The job sounded straightforward: explain why we won deals and why we didn’t.
So I started where most analysts start.
Who are we losing to?
The Data Didn’t Cooperate
When I pulled the numbers, something didn’t make sense.
More than 90% of deals had no competitor listed.
At that point, there were two obvious paths.
Path 1 — The safe answer
“The data is incomplete. We need better CRM discipline before we can analyze this.”
That response would have been correct.
It also would have guaranteed that nothing changed.
The Alternative
Instead, I treated the absence of data as the story.
At the next Sales All-Hands, I presented a single conclusion:
We are losing deals even when we face no competition.
Of course that narrative didn’t reflect what was actually happening in the field. But it made sellers see the unfavorable story they were telling with poor CRM hygeine.
Either:
- the data was wrong, or
- the business had a real problem
The VP of Sales made it clear which outcome he preferred.
Competitors started getting entered.
What Changed
Once the data improved, analysis was easy and insightful.
Roughly 80% of lost deal value traced back to a single competitor.
That changed how we approached competitive intelligence:
- focused analysis,
- targeted positioning,
- specific adjustments to how we sold.
Soon, we had an approach that repeatedly beat that competitor.
The Real Lesson
Most organizations don’t struggle because the problems, the pain points, the repeated failures are unknown.
They struggle because those issues are relegated to footnotes, used as an excuse to delay analysis or hidden because of whom they might put in a bad light.
When those issues are made visible, they get addressed more quickly.
Visibility Is Not a Reporting Feature
Many teams treat visibility as a byproduct of reporting.
Build the dashboard.

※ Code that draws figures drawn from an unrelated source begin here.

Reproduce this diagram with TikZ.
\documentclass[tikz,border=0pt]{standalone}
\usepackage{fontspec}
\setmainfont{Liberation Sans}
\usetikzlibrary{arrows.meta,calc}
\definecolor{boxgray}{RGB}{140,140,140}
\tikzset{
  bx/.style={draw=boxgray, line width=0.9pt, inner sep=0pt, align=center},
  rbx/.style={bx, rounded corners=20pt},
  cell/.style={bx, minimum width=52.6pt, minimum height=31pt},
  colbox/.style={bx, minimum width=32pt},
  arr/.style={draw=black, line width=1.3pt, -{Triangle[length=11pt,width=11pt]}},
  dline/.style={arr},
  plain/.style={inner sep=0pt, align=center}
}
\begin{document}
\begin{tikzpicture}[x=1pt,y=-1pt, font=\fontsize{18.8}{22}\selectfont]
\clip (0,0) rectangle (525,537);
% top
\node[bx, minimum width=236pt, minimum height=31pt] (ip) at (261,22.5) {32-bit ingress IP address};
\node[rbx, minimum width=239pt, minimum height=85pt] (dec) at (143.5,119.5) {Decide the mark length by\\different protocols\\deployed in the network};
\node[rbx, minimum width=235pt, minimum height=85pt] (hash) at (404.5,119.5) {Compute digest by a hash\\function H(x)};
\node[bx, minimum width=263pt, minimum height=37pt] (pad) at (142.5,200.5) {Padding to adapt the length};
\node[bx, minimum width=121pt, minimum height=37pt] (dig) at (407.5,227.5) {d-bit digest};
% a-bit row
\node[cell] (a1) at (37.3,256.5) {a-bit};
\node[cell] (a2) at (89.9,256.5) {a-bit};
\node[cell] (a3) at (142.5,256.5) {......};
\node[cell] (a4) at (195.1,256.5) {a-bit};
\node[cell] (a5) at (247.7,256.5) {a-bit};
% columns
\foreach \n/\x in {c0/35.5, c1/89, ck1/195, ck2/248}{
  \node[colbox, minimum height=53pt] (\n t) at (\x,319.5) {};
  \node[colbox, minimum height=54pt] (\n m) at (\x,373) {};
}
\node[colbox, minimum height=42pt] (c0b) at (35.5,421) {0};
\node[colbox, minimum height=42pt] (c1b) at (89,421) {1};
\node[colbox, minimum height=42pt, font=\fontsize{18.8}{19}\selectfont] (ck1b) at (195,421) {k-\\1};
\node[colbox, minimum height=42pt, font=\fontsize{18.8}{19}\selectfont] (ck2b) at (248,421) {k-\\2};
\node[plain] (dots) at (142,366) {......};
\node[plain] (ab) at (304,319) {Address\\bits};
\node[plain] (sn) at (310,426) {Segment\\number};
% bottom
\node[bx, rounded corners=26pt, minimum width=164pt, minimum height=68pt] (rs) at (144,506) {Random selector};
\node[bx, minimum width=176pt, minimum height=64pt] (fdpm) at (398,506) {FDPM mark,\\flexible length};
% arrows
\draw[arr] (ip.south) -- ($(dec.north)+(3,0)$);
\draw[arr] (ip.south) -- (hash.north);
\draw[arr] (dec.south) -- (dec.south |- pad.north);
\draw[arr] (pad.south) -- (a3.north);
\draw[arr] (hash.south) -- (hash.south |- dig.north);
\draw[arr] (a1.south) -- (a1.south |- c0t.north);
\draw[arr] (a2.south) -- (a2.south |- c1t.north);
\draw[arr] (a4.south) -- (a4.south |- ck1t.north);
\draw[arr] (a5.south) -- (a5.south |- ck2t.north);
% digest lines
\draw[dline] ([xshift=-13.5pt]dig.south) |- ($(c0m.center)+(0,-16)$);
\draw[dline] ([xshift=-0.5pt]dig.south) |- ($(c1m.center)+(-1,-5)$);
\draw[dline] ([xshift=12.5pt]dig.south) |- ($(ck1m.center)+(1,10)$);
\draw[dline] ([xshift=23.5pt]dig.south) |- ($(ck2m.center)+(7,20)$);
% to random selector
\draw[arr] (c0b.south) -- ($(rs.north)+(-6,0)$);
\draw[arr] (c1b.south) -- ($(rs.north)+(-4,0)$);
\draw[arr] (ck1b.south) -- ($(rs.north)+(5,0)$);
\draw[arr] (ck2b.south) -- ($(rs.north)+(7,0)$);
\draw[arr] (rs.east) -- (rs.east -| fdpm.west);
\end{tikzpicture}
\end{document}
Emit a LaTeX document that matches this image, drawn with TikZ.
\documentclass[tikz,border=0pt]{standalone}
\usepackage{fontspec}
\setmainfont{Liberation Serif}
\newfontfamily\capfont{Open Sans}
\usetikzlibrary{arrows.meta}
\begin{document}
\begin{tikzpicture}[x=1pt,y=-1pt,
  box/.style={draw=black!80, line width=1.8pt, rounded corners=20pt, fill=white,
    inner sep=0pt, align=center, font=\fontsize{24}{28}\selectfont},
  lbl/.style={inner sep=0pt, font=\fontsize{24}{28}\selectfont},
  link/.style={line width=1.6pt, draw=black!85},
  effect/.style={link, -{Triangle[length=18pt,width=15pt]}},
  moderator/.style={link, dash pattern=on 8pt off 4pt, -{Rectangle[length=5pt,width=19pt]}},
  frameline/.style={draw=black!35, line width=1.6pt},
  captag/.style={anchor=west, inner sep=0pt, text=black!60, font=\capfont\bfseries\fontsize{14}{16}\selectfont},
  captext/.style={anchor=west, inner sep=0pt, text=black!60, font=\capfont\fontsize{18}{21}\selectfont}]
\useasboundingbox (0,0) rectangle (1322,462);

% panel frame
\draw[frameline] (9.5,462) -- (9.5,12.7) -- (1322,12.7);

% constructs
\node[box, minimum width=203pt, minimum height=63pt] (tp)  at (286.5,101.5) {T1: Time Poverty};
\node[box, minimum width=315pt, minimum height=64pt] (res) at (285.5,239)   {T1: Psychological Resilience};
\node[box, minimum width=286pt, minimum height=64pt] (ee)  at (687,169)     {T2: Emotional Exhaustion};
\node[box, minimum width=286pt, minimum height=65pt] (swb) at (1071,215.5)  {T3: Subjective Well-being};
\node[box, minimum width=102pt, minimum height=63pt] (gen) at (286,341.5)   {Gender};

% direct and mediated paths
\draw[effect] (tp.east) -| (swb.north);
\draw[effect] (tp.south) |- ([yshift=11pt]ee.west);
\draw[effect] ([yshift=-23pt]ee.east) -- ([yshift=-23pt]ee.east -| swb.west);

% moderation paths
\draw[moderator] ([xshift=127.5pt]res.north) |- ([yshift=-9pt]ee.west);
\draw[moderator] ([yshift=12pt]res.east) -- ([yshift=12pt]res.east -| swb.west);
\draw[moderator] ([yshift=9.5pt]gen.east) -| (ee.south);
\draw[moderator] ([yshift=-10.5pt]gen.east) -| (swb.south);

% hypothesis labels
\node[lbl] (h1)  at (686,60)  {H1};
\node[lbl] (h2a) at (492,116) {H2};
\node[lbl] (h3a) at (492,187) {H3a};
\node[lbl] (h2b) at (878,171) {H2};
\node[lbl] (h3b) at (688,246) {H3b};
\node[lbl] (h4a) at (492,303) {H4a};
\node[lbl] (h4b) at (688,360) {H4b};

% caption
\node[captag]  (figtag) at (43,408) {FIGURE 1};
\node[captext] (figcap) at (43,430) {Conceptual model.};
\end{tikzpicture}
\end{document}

Improve the data. Add more detail.
But visibility is not about completeness.
It’s about making problems legible in a way that cannot be ignored.
There’s a structural difference between:
- a dataset that quietly contains gaps
- and a system that surfaces those gaps as signals
In one case, the organization works around the issue.

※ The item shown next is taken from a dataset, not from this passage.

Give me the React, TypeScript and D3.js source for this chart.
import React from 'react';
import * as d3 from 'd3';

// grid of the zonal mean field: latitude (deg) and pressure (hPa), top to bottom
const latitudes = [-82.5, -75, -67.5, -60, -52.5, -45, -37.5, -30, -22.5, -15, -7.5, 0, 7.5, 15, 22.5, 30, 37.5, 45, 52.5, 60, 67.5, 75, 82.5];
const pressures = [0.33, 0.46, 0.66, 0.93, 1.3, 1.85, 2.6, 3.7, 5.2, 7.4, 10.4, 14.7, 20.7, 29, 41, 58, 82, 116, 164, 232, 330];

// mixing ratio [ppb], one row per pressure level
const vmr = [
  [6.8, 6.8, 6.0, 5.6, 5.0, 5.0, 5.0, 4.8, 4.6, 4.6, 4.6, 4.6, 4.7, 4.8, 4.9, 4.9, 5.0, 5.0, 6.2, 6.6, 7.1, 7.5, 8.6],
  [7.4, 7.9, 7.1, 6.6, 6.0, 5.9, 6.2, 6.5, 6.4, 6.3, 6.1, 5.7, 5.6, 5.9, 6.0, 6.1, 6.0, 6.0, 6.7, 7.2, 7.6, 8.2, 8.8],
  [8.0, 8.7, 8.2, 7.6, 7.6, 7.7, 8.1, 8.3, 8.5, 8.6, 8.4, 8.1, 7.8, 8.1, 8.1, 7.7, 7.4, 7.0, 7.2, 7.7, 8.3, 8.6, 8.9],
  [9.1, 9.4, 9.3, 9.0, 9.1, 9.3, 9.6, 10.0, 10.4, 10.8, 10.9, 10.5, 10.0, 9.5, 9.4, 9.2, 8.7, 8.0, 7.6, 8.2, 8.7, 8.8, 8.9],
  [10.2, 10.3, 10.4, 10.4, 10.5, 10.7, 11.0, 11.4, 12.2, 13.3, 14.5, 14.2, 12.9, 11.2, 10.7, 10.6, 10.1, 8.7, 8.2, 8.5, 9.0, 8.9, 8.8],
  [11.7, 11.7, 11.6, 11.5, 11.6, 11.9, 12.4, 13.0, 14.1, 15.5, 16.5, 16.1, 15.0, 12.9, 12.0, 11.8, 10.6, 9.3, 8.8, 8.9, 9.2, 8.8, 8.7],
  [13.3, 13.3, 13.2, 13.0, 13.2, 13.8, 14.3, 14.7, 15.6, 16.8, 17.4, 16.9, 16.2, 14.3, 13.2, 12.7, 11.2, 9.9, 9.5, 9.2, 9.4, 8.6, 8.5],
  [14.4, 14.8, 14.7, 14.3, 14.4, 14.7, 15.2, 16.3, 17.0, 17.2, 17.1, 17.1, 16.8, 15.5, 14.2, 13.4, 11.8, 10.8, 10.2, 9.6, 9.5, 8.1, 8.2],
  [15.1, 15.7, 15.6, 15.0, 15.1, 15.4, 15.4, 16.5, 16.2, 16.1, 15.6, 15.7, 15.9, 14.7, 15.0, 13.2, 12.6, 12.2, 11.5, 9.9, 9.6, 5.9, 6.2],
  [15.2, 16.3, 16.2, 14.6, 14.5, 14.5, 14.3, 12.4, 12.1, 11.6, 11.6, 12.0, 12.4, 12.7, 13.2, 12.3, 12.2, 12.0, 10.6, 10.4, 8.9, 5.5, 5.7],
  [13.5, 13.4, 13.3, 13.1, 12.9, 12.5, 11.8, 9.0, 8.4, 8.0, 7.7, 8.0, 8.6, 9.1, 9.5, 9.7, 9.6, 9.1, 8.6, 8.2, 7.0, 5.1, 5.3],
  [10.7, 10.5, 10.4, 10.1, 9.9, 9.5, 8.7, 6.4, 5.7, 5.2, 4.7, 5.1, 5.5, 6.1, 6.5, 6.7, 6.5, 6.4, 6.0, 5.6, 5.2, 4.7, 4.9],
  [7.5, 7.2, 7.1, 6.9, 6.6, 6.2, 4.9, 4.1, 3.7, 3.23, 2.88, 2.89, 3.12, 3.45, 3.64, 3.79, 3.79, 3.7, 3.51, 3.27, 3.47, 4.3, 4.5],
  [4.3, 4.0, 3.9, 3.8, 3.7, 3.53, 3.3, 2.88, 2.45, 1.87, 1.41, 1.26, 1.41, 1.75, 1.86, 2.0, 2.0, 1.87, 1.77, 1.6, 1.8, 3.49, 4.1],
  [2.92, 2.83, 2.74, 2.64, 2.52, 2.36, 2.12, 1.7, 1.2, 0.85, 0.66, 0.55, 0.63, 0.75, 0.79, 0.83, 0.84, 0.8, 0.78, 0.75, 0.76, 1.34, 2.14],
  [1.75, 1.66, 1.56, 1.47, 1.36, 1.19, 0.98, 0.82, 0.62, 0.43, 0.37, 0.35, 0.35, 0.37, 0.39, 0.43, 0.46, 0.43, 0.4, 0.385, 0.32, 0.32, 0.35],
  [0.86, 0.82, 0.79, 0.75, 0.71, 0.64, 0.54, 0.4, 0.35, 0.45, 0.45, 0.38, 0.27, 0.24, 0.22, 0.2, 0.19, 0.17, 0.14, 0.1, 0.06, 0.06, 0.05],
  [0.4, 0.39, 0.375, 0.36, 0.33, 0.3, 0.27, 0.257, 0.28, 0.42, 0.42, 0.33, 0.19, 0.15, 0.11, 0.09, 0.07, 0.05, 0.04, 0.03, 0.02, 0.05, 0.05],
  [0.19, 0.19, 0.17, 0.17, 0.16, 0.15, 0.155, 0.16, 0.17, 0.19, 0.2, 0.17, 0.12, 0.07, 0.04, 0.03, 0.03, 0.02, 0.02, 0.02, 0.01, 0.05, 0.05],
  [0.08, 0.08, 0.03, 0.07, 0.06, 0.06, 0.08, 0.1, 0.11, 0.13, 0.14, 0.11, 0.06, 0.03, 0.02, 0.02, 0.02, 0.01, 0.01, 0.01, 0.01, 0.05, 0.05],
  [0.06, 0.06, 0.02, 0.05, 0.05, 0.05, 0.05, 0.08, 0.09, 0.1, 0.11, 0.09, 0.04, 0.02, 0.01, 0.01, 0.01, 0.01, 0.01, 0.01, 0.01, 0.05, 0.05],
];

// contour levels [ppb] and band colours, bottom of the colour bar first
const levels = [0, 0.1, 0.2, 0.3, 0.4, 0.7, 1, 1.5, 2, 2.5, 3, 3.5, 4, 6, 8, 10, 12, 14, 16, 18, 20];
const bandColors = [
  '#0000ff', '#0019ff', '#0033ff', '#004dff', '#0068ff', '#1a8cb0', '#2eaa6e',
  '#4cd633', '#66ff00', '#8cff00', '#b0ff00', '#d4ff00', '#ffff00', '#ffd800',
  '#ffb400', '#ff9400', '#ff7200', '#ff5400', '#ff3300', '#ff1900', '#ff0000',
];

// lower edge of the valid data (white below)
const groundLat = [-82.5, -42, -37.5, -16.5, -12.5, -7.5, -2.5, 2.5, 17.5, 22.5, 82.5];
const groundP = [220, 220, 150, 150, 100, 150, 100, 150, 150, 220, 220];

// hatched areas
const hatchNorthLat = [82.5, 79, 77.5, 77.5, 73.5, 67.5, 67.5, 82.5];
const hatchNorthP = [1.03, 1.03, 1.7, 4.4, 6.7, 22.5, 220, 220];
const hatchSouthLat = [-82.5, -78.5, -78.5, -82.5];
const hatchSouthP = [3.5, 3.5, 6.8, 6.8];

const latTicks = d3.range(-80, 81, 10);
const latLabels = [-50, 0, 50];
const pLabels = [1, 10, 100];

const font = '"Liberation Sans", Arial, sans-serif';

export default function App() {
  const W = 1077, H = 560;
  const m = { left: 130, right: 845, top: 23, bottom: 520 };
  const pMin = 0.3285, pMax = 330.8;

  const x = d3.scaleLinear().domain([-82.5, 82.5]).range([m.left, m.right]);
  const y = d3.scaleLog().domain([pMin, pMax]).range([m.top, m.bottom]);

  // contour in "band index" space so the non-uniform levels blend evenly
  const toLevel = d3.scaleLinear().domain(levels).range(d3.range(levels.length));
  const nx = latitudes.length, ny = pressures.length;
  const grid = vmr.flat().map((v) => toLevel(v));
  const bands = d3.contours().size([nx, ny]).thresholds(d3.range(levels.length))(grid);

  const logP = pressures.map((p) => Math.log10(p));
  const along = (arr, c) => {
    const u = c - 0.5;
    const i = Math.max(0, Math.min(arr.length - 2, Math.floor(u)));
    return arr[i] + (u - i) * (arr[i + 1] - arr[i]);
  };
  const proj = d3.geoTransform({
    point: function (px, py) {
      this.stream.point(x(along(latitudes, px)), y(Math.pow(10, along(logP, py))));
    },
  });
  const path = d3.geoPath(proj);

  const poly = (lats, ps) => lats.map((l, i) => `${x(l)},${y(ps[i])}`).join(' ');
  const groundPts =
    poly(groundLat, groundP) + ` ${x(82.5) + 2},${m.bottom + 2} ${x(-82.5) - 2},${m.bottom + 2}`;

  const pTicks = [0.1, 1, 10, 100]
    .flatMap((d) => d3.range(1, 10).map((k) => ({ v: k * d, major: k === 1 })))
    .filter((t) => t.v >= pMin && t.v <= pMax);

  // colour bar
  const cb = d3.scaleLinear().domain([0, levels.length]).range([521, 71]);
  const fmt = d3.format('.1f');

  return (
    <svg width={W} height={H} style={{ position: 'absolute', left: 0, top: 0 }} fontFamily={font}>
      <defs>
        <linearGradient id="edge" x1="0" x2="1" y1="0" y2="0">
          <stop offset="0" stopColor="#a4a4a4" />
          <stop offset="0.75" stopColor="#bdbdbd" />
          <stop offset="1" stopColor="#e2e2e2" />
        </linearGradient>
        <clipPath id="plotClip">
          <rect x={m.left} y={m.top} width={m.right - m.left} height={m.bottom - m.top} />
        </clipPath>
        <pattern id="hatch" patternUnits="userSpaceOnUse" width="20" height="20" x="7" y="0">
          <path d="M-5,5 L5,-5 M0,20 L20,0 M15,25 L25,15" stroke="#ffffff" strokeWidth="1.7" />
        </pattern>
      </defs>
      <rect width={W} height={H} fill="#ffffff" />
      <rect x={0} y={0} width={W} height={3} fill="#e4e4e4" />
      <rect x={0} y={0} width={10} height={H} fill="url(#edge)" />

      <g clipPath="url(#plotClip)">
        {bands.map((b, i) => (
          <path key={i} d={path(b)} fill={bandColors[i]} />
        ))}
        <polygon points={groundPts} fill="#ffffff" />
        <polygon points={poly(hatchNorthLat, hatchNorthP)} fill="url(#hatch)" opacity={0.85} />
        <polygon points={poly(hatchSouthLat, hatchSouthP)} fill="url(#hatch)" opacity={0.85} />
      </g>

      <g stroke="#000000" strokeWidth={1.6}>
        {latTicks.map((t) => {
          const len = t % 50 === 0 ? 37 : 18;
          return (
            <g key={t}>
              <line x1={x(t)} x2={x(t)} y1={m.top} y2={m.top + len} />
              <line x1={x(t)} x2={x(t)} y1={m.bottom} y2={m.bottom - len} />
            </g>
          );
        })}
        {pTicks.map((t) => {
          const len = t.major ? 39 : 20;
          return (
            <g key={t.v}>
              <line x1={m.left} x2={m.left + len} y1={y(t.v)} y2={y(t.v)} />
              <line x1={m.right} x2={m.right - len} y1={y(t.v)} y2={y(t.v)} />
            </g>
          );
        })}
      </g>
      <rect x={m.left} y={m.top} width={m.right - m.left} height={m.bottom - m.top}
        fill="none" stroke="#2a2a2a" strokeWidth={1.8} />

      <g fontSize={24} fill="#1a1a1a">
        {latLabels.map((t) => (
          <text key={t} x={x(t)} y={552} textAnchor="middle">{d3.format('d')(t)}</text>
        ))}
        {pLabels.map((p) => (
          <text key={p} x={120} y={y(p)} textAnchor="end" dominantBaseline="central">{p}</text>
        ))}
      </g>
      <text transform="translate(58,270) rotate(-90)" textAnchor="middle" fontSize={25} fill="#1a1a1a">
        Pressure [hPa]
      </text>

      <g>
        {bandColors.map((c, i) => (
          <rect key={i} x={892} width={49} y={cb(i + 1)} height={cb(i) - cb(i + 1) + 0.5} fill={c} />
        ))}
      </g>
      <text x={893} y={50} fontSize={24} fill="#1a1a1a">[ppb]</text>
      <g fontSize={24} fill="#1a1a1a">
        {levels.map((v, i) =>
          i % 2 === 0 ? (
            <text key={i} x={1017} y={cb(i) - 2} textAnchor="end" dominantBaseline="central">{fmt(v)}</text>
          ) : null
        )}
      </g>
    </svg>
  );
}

In the other, the organization is forced to resolve it.
Why Hidden Problems Persist
Hidden problems are not neutral.
They create a predictable pattern:
- Teams compensate manually
- Analysts add interpretation layers
- Leaders reconcile conflicting views
- The same issue reappears in the next cycle
Nothing stabilizes.
Nothing compounds.
Because the underlying problem was never made visible enough to trigger change.

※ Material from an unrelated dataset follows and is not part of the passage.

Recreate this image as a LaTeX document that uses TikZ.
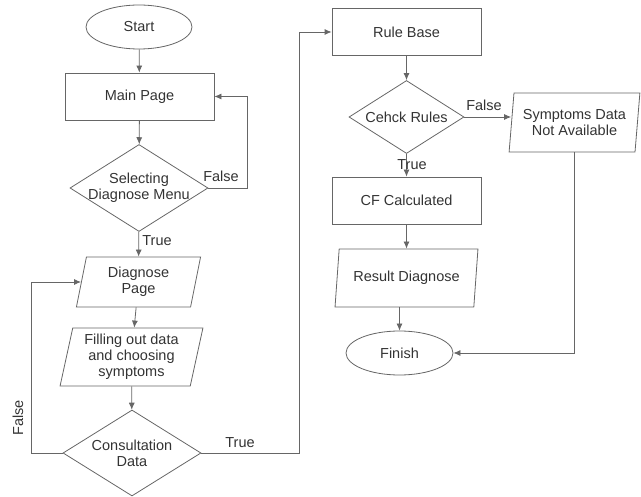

Why Visible Problems Get Solved
When a problem becomes visible in a way that carries consequences, behavior shifts quickly.
Not because of:
- better process
- stronger policy
- more documentation
But because the organization is now forced to reconcile reality.
Visibility creates pressure.
Pressure creates action.
This Is a System Design Problem
The takeaway is not “frame insights more aggressively.” It’s more structural.
High-functioning organizations don’t rely on individuals to surface problems. They design systems that do it automatically.
That means:
- Missing data is exposed, not hidden
- Conflicts in definitions are surfaced, not reconciled downstream
- Gaps appear as outputs, not caveats
- Problems are visible early, not explained later
In those environments, data quality improves as a byproduct.
Not because people are more disciplined.
Because the system makes invisibility impossible.
The Operating Choice
Every organization makes a choice, whether it’s explicit or not.
Either:
- problems are allowed to remain hidden and get worked around
Or:
- problems are made visible and get resolved
One leads to recurring effort, inconsistent outputs, and dependency on individuals.
The other leads to stable systems, repeatable outcomes, and compounding improvement.
The Principle
Visible problems get solved. Hidden problems get repeated.
Most organizations don’t need better analysis.
They need systems that make the truth impossible to ignore.